Spokój i ukojenie znajdowała w szkolnej bibliotece, gdzie znalazła bliską duszę w osobie pani Sabiny, dyrektorki. Kobieta podsuwała jej książki, częstowała herbatą i słuchała. Była jedyną życzliwą Ani osobą, potem dołączył dziadek pani Sabiny, który zaczął traktować Anię jak drugą wnuczkę. Ona zaczęła o siebie dbać, wstyd jej było przed eleganckim starszym panem. Dzięki książkom zdobywa kolejnego przyjaciela, Tobiasza, nowego sąsiada i kolegę z klasy. Chłopiec kocha książki, jest szczupły i delikatny, co wynika z jego przebytej choroby. W Ani wzbudza instynkt ochronny, stara się mu pomoc i dbać o niego. Podczas napastowania chłopca przez kolegów z klasy, Ania rzuca się na pomoc i bije napastników. Znajduje zrozumienie u ojca chłopca, a i sam Tobiasz staje za nią murem. Od tej chwili jej życie zmienia się diametralnie….
„Na wysokim niebie” to powieść pełna emocji, bardzo osobista i niełatwa, swoista spowiedź małej dziewczynki. Samotność, odrzucenie, brak miłości – wszystko to Ania rekompensuje sobie przenosząc się do literackiego świata. Świata, który stanowi barierę w stosunku do rzeczywistości. To jej sposób na życie i lek na całe zło. Książki stają się pomostem do przyjaźni, akceptacji.

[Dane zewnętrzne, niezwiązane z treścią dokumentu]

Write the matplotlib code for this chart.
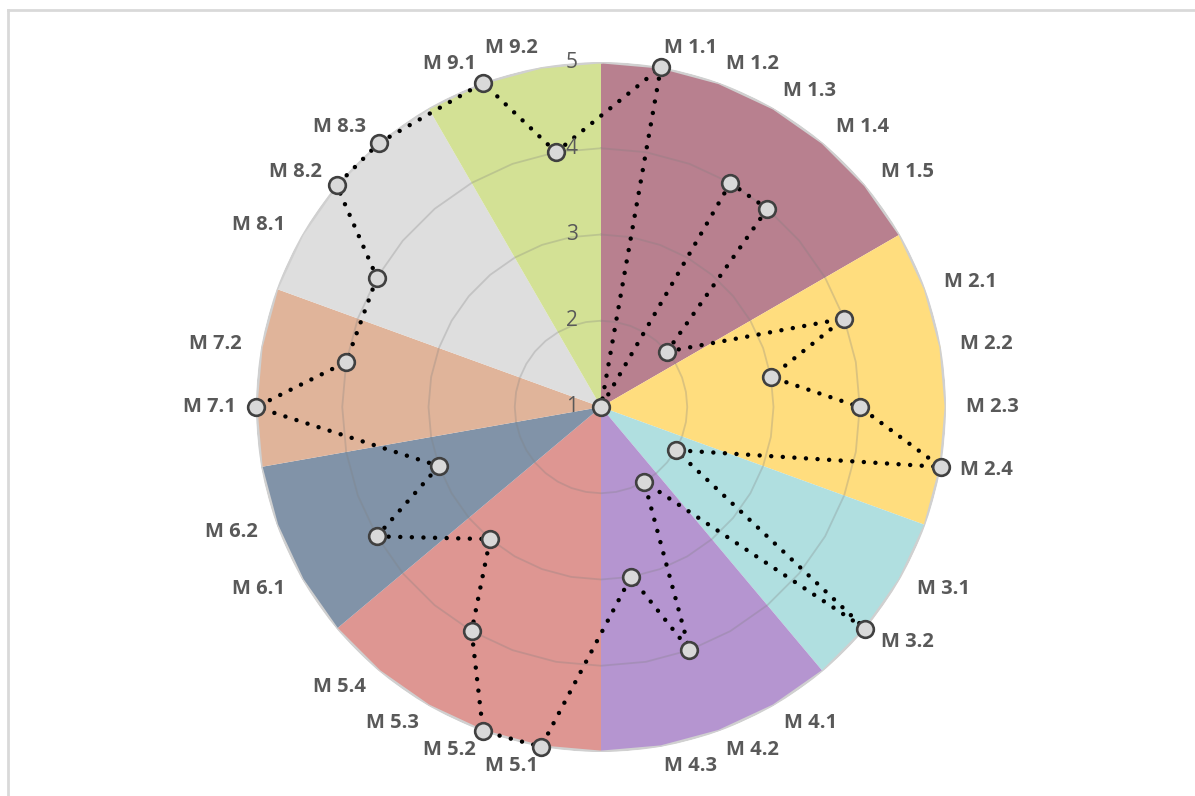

Książka Danuty Awolusi wzrusza, ale i wstrząsa. Jest przepełniona emocjami i uczuciami, zmusza do refleksji i spojrzenia na świat innym okiem. Ania, pomimo swego trudnego życia, jest bardzo dojrzała i odważna. Książki ukształtowały jej postrzeganie świata, odróżnianie dobra od zła, stanowiły azyl i wychowywały.
Debiut literacki pani Danuty na długo pozostanie w mojej pamięci, jej książka pozostawiła trwałe piętno w moim umyśle i sercu. Jestem pod wielkim wrażeniem lekkości, z jaką opowiedziała tę niełatwą historię. Zryczałam się jak bóbr na finale. Opowieść jest bardzo prawdziwa, dlatego tak porusza. Wystarczy rozejrzeć się wokół, aby znaleźć podobne dzieci, samotne, zdane tylko na siebie, a przecież nie zawsze tak odważne jak nasza bohaterka.
Nie bądźmy obojętni! Tak jak nie była obojętna pani Sabina.
„Na wysokim niebie” to powieść, która chwyta za serce i wzbudza w czytelniku cały wachlarz emocji. Niesamowita książka!